Fighter finds Indian director / co-writer Siddharth Anand hot on the heels of 2023’s joyously dopey early-2000s-action homage Pathaan. He reteams with both Pathaan’s leading lady, Deepika Padukone, and Hrithik Roshan, who was Anand’s leading man in 2019’s War — which remains the century’s most delightfully, and almost overtly, homosexual smash-’em-up. (A side note: The YRF Spy Universe, which includes Pathaan, War and three films with Salman Khan as Tiger, is one of the most consistent action franchises in operation right now. Give it a shot.)

Aviation action is a market corner not yet explored by Indian filmmakers like Anand and co-writer Ramon Chibb. Clearly, they’re eager to carve out a piece post-Top Gun: Maverick. Anyone who has dipped one toe into Indian action cinema won’t be shocked that Fighter abandons Maverick’s anonymous approach to its aggressors. (Spoiler alert: They’re operating out of Pakistan.) The surprise is how Fighter’s jingle-jangle jingoism makes the original Top Gun look like Apocalypse Now. Even Pathaan left a little space for nuance, however perfunctory, in considering this real-world conflict. Fighter is a large, well-choreographed dance number that stomps out the line between state-sponsored terrorism and rogue actors. 

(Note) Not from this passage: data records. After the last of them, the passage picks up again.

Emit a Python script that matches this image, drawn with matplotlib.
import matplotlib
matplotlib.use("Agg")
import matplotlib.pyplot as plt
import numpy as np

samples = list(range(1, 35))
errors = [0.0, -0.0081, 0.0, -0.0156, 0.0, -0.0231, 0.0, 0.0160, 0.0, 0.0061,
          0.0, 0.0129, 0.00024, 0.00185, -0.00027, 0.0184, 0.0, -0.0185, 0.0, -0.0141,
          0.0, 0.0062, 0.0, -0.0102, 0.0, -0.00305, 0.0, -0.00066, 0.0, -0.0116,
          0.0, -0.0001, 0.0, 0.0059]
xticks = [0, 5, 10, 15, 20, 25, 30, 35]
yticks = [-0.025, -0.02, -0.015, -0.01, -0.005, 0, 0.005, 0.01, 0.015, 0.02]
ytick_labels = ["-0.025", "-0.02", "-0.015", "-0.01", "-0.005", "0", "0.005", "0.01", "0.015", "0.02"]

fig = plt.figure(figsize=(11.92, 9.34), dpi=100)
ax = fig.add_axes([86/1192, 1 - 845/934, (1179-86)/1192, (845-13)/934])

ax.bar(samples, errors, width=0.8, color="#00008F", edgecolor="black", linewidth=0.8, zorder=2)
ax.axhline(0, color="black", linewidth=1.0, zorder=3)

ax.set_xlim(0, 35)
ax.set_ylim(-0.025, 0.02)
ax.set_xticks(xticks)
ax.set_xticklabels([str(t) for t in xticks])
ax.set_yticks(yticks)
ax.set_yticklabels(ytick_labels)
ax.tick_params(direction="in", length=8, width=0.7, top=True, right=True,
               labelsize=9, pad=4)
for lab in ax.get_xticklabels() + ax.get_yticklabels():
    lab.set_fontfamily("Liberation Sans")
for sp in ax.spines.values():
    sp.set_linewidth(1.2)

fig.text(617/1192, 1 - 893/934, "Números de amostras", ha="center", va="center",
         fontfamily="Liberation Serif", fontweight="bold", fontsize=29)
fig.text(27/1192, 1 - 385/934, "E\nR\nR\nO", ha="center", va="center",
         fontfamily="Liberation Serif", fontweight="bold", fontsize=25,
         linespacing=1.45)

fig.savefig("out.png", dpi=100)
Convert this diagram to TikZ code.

One scene finds Roshan delivering a patriotic poem about the best type of coffin to fill while he enjoys a pizza. It’s repeated later by a supporting actor who endures a Passion-like pummeling while maintaining enough teeth and consciousness to scream “Jai Hind!” (or “long live India”). And if you thought either Top Gun film would’ve been vastly improved by Tom Cruise hanging from a helicopter to wave an American flag at a military grunt on a train who is also waving an American flag, well … perhaps buy one ticket to Fighter. Toss in a lot of unfortunate misogyny (which the script tries untangling in a deeply ridiculous speech from Roshan and dramatic moment with Padukone), a bit of fat-shaming and even a transphobic aside for bad measure. Rather than soar as rah-rah cinema, Fighter sours with regressive social stances.

Playing the hard-assed commanding officer, veteran actor Anil Kapoor insists his Air Dragons squadron is not a place for outsized egos and fancy stunts — a har-har moment underscored as Fighter mimics Maverick’s whoa-ho-ho climactic vertical stall-out at the 30-minute mark. There are very long stretches of this 166-minute film without any such moment to accelerate the pulse. But when it attempts that, Fighter generally proves Cruise right in his aesthetic approach on Maverick: Overly digitized aerial derring-do threatens to lose the audience altogether. 

No one could reasonably expect Fighter to approximate the real-life lengths to which Cruise and company pushed the envelope. But a further concession to Fighter’s nationalism is an absence of the goofy go-for-broke energy of Pathaan or even the airborne Fast & Furious vibe to which it aspires. In other words: Had Fighter made no pretense to reality, you could more easily roll with its artifice. Although a final moment of hand-to-hand combat between Roshan and newcomer Rishabh Sawhney, as a terrorist with a Bond-like bloodshot eye, offers a viscerally exciting conclusion, it also feels flown in from a different film altogether. (Again, that film is Pathaan. Just watch that.)

Frankly, Anand’s film would fail altogether without its considerably fortified crutches of the collective star power from Roshan, Padukone and Kapoor, and a handful of banger musical numbers. Otherwise, it’s a formless and gormless flight right into a danger zone of drudgery.